If you see this error in datatables: "Uncaught TypeError: Cannot read property 'style' of undefined"

It's likely that you're missing a header column in your table. Make sure you have the same number of <th> elements as items in the "columns" section of your datatables initialization.

Select2 Replacement

This selectize.js library looks like a good replacement for Select2: https://selectize.github.io/selectize.js/

Wednesday, May 4, 2016

Javascript Data Tables


Sunday, April 10, 2016

SQLAlchemy - JSON not changing on commit

If your changes to a JSON, JSONB, or HSTORE field aren't saving after you commit, then you need to wrap your field in the MutableDict shown here: http://docs.sqlalchemy.org/en/latest/dialects/postgresql.html#sqlalchemy.dialects.postgresql.HSTORE

Saturday, April 9, 2016

SQLAlchemy - AttributeError: type object 'JSONB' has no attribute 'lower'

This error happened because I mistyped "db.column" instead of "db.Column" when I was creating my database model using SQLAlchemy.

This might be your problem if db.create_all() isn't creating all the columns you expected.

Saturday, March 19, 2016

PHP - Problems With Long Running Processes

Great article about the problems with using PHP for long running processes: https://software-gunslinger.tumblr.com/post/48215406921/php-is-meant-to-die-continued

Describes the main reason why I started using Python for long-running jobs.

Thursday, March 3, 2016

Ansible Vault - storing secrets in repos

When others are deploying a project for you, it's easy for mistakes to be made when secrets must be updated in environmental variables. Ansible-vault takes a different approach and encrypts the secrets - allowing you to store the secrets in your repo.

To encrypt a file: ansible-vault encrypt secrets.py
To decrypt a file: ansible-vault decrypt secrets.py

More documentation is available here: http://docs.ansible.com/ansible/playbooks_vault.html

Python - isort, useful tool for sorting python imports

http://timothycrosley.github.io/isort/

I saw it in the django coding style documentation: https://docs.djangoproject.com/en/1.9/internals/contributing/writing-code/coding-style/

To make an entire project's imports easier to read, all you need to do is:

  • pip install isort
  • isort -rc .

There's also a sublime plugin for it here: https://github.com/thijsdezoete/sublime-text-isort-plugin#install

Thursday, February 18, 2016

git commit --amend -C HEAD

Ever committed something and needed to make changes later? Just rebase and squash it, right? Or maybe "git reset --soft HEAD~1" and commit again?

There's an even better solution: "git commit --amend -C HEAD"

It will add the combine your commit with your last commit. If you already pushed, you will need to force push your change.

pip install -e .

I've wasted a lot of time running "python setup.py install" before testing my changes to flask-admin.

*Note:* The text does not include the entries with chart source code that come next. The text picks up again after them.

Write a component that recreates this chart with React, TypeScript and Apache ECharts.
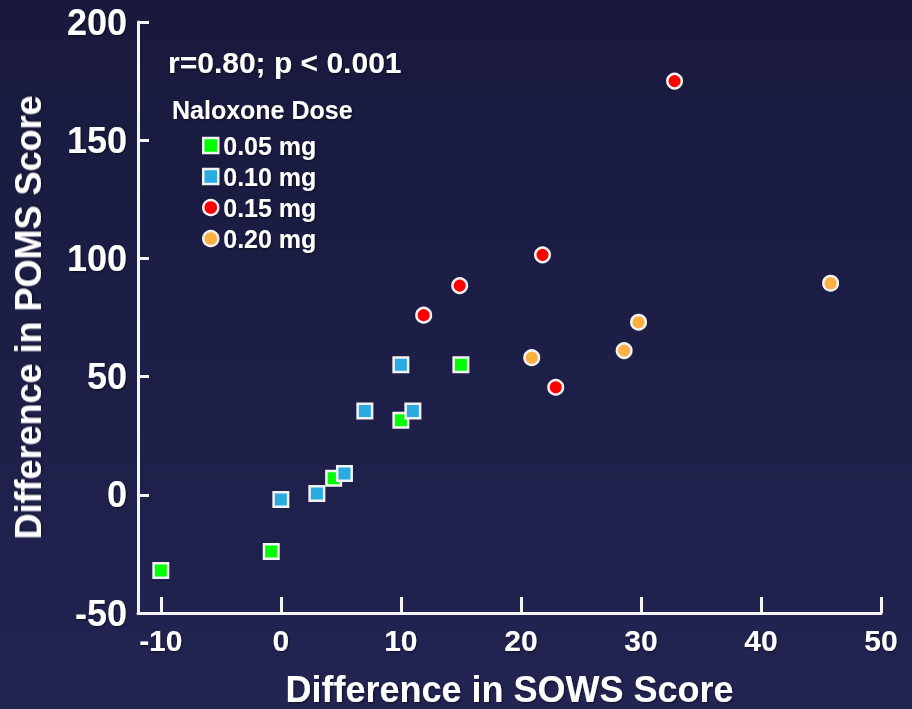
import React, { useEffect, useRef } from "react";
import * as echarts from "echarts";

const xTickValues = [-10, 0, 10, 20, 30, 40, 50];
const dose005 = [[-10, -32], [-0.8, -24], [4.4, 7], [10, 31.5], [15, 55]];
const dose010 = [[0, -2], [3, 0.5], [5.3, 9], [7, 35.5], [10, 55], [11, 35.5]];
const dose015 = [[11.9, 76], [14.9, 88.5], [21.8, 101.5], [22.9, 45.5], [32.8, 175]];
const dose020 = [[20.9, 58], [28.6, 61], [29.8, 73], [45.8, 89.5]];
const seriesNames = ["0.05 mg", "0.10 mg", "0.15 mg", "0.20 mg"];
const seriesColors = ["#00ff00", "#29abe2", "#ff0000", "#fbb040"];

const FONT = "'Liberation Sans', Arial, Helvetica, sans-serif";

export default function App() {
  const ref = useRef<HTMLDivElement>(null);
  useEffect(() => {
    document.body.style.margin = "0";
    const chart = echarts.init(ref.current!, null, { renderer: "svg" });
    const shadow = {
      textShadowColor: "rgba(0,0,0,0.55)",
      textShadowBlur: 2,
      textShadowOffsetX: 1,
      textShadowOffsetY: 1,
    };
    const mk = (name: string, data: number[][], color: string, symbol: string) => ({
      type: "scatter",
      name,
      data,
      symbol,
      symbolSize: 14.5,
      itemStyle: { color, borderColor: "#f2f2f2", borderWidth: 2.5, opacity: 1 },
      emphasis: { disabled: true },
    });
    chart.setOption({
      animation: false,
      backgroundColor: {
        type: "linear",
        x: 0, y: 0, x2: 0, y2: 1,
        colorStops: [
          { offset: 0, color: "#18193c" },
          { offset: 1, color: "#222452" },
        ],
      },
      textStyle: { fontFamily: FONT },
      grid: { left: 138, top: 22, right: 31, bottom: 96, outerBoundsMode: "none" },
      legend: {
        orient: "vertical",
        left: 202,
        top: 133,
        padding: 0,
        itemWidth: 15,
        itemHeight: 15,
        itemGap: 6,
        itemTextGap: 12,
        selectedMode: false,
        data: [
          { name: seriesNames[0], icon: "rect" },
          { name: seriesNames[1], icon: "rect" },
          { name: seriesNames[2], icon: "circle" },
          { name: seriesNames[3], icon: "circle" },
        ],
        itemStyle: { borderColor: "#f2f2f2", borderWidth: 2.5 },
        textStyle: { color: "#ffffff", fontSize: 25, fontWeight: "bold", fontFamily: FONT, ...shadow },
      },
      graphic: [
        {
          type: "text",
          left: 168,
          top: 47,
          style: {
            text: "r=0.80; p < 0.001",
            fill: "#ffffff",
            font: `bold 30px ${FONT}`,
            ...shadow,
          },
        },
        {
          type: "text",
          left: 172,
          top: 97,
          style: {
            text: "Naloxone Dose",
            fill: "#ffffff",
            font: `bold 25px ${FONT}`,
            ...shadow,
          },
        },
      ],
      xAxis: {
        type: "value",
        min: -11.9,
        max: 50,
        name: "Difference in SOWS Score",
        nameLocation: "middle",
        nameGap: 58,
        nameTextStyle: { color: "#ffffff", fontSize: 36, fontWeight: "bold", fontFamily: FONT, ...shadow },
        splitLine: { show: false },
        axisLine: { show: true, onZero: false, lineStyle: { color: "#f4f4f4", width: 3 } },
        axisTick: {
          show: true,
          inside: true,
          length: 16,
          customValues: xTickValues,
          lineStyle: { color: "#f4f4f4", width: 3 },
        },
        axisLabel: {
          customValues: xTickValues,
          color: "#ffffff",
          fontSize: 30,
          fontWeight: "bold",
          fontFamily: FONT,
          margin: 12,
          ...shadow,
        },
      },
      yAxis: {
        type: "value",
        min: -50,
        max: 200,
        interval: 50,
        name: "Difference in POMS Score",
        nameLocation: "middle",
        nameGap: 92,
        nameTextStyle: { color: "#ffffff", fontSize: 36, fontWeight: "bold", fontFamily: FONT, ...shadow },
        splitLine: { show: false },
        axisLine: { show: true, onZero: false, lineStyle: { color: "#f4f4f4", width: 3 } },
        axisTick: { show: true, inside: true, length: 11, lineStyle: { color: "#f4f4f4", width: 3 } },
        axisLabel: {
          color: "#ffffff",
          fontSize: 36,
          fontWeight: "bold",
          fontFamily: FONT,
          margin: 11,
          ...shadow,
        },
      },
      series: [
        mk(seriesNames[0], dose005, seriesColors[0], "rect"),
        mk(seriesNames[1], dose010, seriesColors[1], "rect"),
        mk(seriesNames[2], dose015, seriesColors[2], "circle"),
        mk(seriesNames[3], dose020, seriesColors[3], "circle"),
      ],
    });
    return () => chart.dispose();
  }, []);
  return (
    <div
      ref={ref}
      style={{ position: "fixed", left: 0, top: 0, width: 912, height: 709 }}
    />
  );
}
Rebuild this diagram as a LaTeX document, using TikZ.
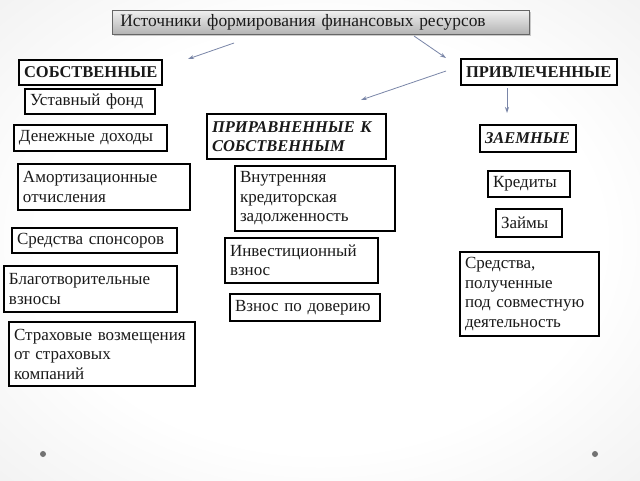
\documentclass[tikz,border=0pt]{standalone}
\usepackage{fontspec}
\setmainfont{Liberation Serif}
\usetikzlibrary{shadows,arrows.meta}
\definecolor{arrowc}{HTML}{7A86A8}
\definecolor{txt}{HTML}{1A1A1A}
\pgfdeclareradialshading{bgshade}{\pgfpoint{0bp}{0bp}}{color(0bp)=(white);color(22bp)=(white);color(50bp)=(black!10);color(72bp)=(black!22)}
\tikzset{
  bx/.style={draw=black, line width=2pt, fill=white, anchor=north west,
    inner xsep=5pt, inner ysep=0pt, align=left, text=txt,
    font=\fontsize{17}{19.5}\selectfont},
  hd/.style={bx, font=\fontsize{16.5}{19.5}\selectfont\bfseries},
  hdi/.style={bx, font=\fontsize{16.5}{19.5}\selectfont\bfseries\itshape},
  arr/.style={draw=arrowc, line width=0.8pt, -{Stealth[length=6pt,width=4pt]}},
  dot/.style={circle, fill=black!55, inner sep=0pt, minimum size=6pt},
}
\begin{document}
\begin{tikzpicture}[x=1pt,y=-1pt]
\useasboundingbox (0,0) rectangle (640,480);
\shade[shading=bgshade] (0,0) rectangle (640,480);
% title
\node[anchor=north west, draw=black!60, line width=0.8pt, top color=black!6, bottom color=black!30,
  drop shadow={shadow xshift=1.5pt, shadow yshift=-1.5pt, opacity=0.4},
  minimum width=417, minimum height=24, text width=401, inner xsep=8pt, inner ysep=0pt,
  align=left, text=txt, font=\fontsize{17.4}{20}\selectfont] (title) at (112,10)
  {Источники формирования финансовых ресурсов};
% headings
\node[hd, minimum width=143, minimum height=25, text width=133] (sob) at (18,59) {СОБСТВЕННЫЕ};
\node[hd, minimum width=156, minimum height=26, text width=146] (priv) at (460,58) {ПРИВЛЕЧЕННЫЕ};
\node[hdi, minimum width=179, minimum height=45, text width=169] (prir) at (206,113) {ПРИРАВНЕННЫЕ К\\СОБСТВЕННЫМ};
\node[hdi, minimum width=96, minimum height=27, text width=86] (zaem) at (479,124) {ЗАЕМНЫЕ};
% left column
\node[bx, minimum width=130, minimum height=25, text width=120] (ustav) at (24,88) {Уставный фонд};
\node[bx, minimum width=153, minimum height=26, text width=143] (den) at (13,124) {Денежные доходы};
\node[bx, minimum width=172, minimum height=46, text width=162] (amort) at (17,163) {Амортизационные\\отчисления};
\node[bx, minimum width=165, minimum height=25, text width=155] (spons) at (11,227) {Средства спонсоров};
\node[bx, minimum width=173, minimum height=46, text width=163] (blag) at (3,265) {Благотворительные\\взносы};
\node[bx, minimum width=186, minimum height=64, text width=176] (strah) at (8,321) {Страховые возмещения\\от страховых\\компаний};
% middle column
\node[bx, minimum width=160, minimum height=65, text width=150] (vnutr) at (234,165) {Внутренняя\\кредиторская\\задолженность};
\node[bx, minimum width=153, minimum height=45, text width=143] (invest) at (224,237) {Инвестиционный\\взнос};
\node[bx, minimum width=150, minimum height=27, text width=140] (dover) at (229,293) {Взнос по доверию};
% right column
\node[bx, minimum width=82, minimum height=26, text width=72] (kred) at (487,170) {Кредиты};
\node[bx, minimum width=66, minimum height=28, text width=56] (zaim) at (495,208) {Займы};
\node[bx, minimum width=139, minimum height=84, text width=129] (sovm) at (459,251) {Средства,\\полученные\\под совместную\\деятельность};
% arrows
\coordinate (a1s) at (234,43); \coordinate (a1e) at (188,59);
\coordinate (a2s) at (414,36); \coordinate (a2e) at (446,58);
\coordinate (a3s) at (446,71); \coordinate (a3e) at (361,100);
\coordinate (a4s) at (507,88); \coordinate (a4e) at (507,113);
\draw[arr] (a1s) -- (a1e);
\draw[arr] (a2s) -- (a2e);
\draw[arr] (a3s) -- (a3e);
\draw[arr] (a4s) -- (a4e);
% dots
\node[dot] (d1) at (43,454) {};
\node[dot] (d2) at (595,454) {};
\end{tikzpicture}
\end{document}
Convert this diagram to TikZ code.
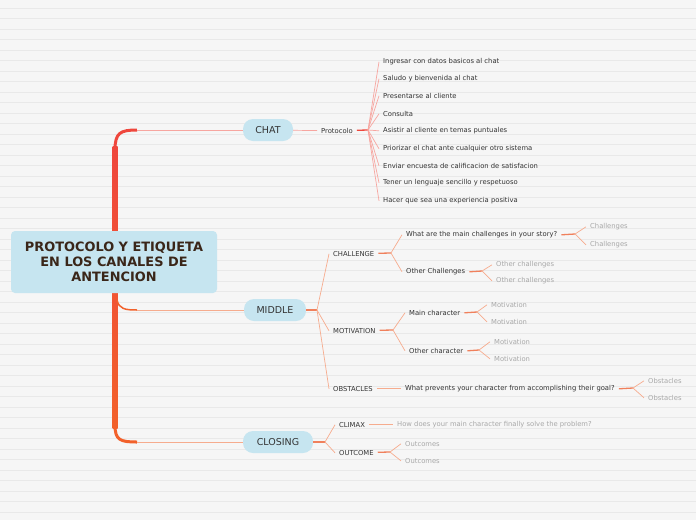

It turns out you can pip install a project as "editable", which points the install toward your local directory instead of copying where the rest of your python modules are.

To install a project as editable, navigate to the repo and run "pip install -e .".

Saturday, February 13, 2016

Python - Dropping Into pdb From Nose

This document describes how to drop into pdb when your Python nose tests fail: http://nose.readthedocs.org/en/latest/plugins/debug.html

It just requires running "nosetests --pdb".

Very helpful if you're debugging why a test failed.

Great Hadoop + Spark Tutorial

This great tutorial takes you through installing hadoop and spark to analyze Reddit comment data: http://blog.insightdatalabs.com/spark-cluster-step-by-step/

Hadoop Namenode Not Starting

My namenode was not starting because I had the wrong host configured in yarn-site.xml, mapred-site.xml, and core-site.xml.

When you're running start-dfs.sh on your namenode, ensure the line that says "starting namenode" shows "/usr/local/hadoop/logs/hadoop-ubuntu-namenode-<your namenode's hostname>.out" in the output. This is how you know your configuration is correct.

You can check your server's hostname on Ubuntu by running "echo $(hostname)".